The main problem is that starlink is not a viable ISP like Comcast. Relying on low earth orbit is extremely wasteful as you need to constantly launch more and more satellites. Starlink gives their satellites a 5 year lifespan where fiber can go on for 40 years or more. There are 7,500 starlink satellites, so we're talking a constant replacement of satellites all falling into earth's atmosphere, not being recycled.

Starlink is literal space trash waiting to happen.

[–] bulwark@lemmy.world 65 points 2 days ago (8 children)

I didn't realize how temporary and disposable Starlink's satellites were. They incinerate 4 or 5 a day by de-orbiting them into the ozone. Here's a pretty good CNET article that talks about how they “dispose” of them. IDK, doesn't seem sustainable. They also mention the bandwidth gains are being diminished with the influx of new users, so their solution is more temporary satellites.

[–] Cocodapuf@lemmy.world 3 points 2 days ago (7 children)

Yeah, if they want to make satellites last longer, they could go a bit higher in their orbits. The option is there.
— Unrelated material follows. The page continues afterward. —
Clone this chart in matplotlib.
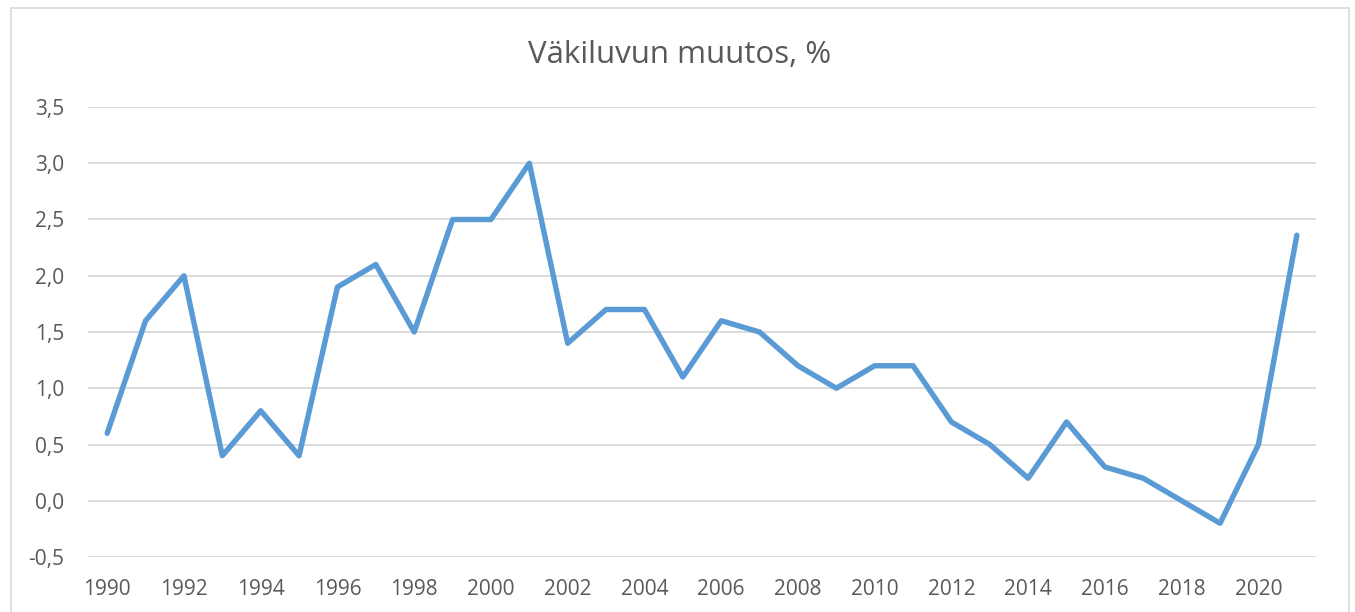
import numpy as np
import matplotlib.pyplot as plt
from matplotlib.patches import Rectangle

# data
years = np.arange(1990, 2022)
change = [0.6, 1.6, 2.0, 0.4, 0.8, 0.4, 1.9, 2.1, 1.5, 2.5, 2.5, 3.0,
          1.4, 1.7, 1.7, 1.1, 1.6, 1.5, 1.2, 1.0, 1.2, 1.2, 0.7, 0.5,
          0.2, 0.7, 0.3, 0.2, 0.0, -0.2, 0.5, 2.36]
yticks = [-0.5, 0.0, 0.5, 1.0, 1.5, 2.0, 2.5, 3.0, 3.5]
xticks = np.arange(1990, 2021, 2)
title = 'Väkiluvun muutos, %'

plt.rcParams['font.family'] = ['Open Sans', 'DejaVu Sans']

W, H = 1355, 612
fig = plt.figure(figsize=(W / 100, H / 100), dpi=100)

# chart border like in Excel
fig.patches.append(Rectangle((11 / W, -0.05), (1349 - 11) / W, 1.05 - 8 / H,
                             transform=fig.transFigure, fill=False,
                             edgecolor='#d9d9d9', linewidth=1.2))

ax = fig.add_axes([88 / W, (H - 557) / H, (1316 - 88) / W, (557 - 107) / H])

ax.plot(years, change, color='#5b9bd5', linewidth=3.9,
        solid_joinstyle='round', solid_capstyle='round', zorder=3)

ax.set_xlim(1989.5, 2021.5)
ax.set_ylim(-0.5, 3.5)
ax.set_yticks(yticks)
ax.set_yticklabels([f'{v:.1f}'.replace('.', ',') for v in yticks])
ax.set_xticks(xticks)
ax.set_xticklabels([str(x) for x in xticks])

ax.grid(axis='y', color='#d9d9d9', linewidth=1.3)
ax.set_axisbelow(True)
for s in ax.spines.values():
    s.set_visible(False)
ax.tick_params(length=0, labelsize=15, colors='#595959')
ax.tick_params(axis='y', pad=17)
ax.tick_params(axis='x', pad=16)

fig.text(680 / W, 1 - 55 / H, title, ha='center', va='center',
         fontsize=22.5, color='#595959')

fig.savefig('out.png', dpi=100)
[–] Venator@lemmy.nz 2 points 1 day ago* (last edited 1 day ago) (1 children)

That would also make latency worse and the signal weaker.

Would the small ground starlink dish be able to reach higher orbits? I guess if the satellite is going to stay up longer you could afford to make it's antennas a bit bigger to mitigate that.

[–] Cocodapuf@lemmy.world 1 points 1 day ago* (last edited 1 day ago)

Well you wouldn't want to put them much higher, but if you raised their orbit by say 40%, they'd be getting significantly less atmospheric drag. It could probably extend their life by 15 years. And yeah, they'll be 40% further away, so slightly more latency. Perhaps going from 70 ms ping to 100 ms ping. Not awesome, but definitely not a huge problem.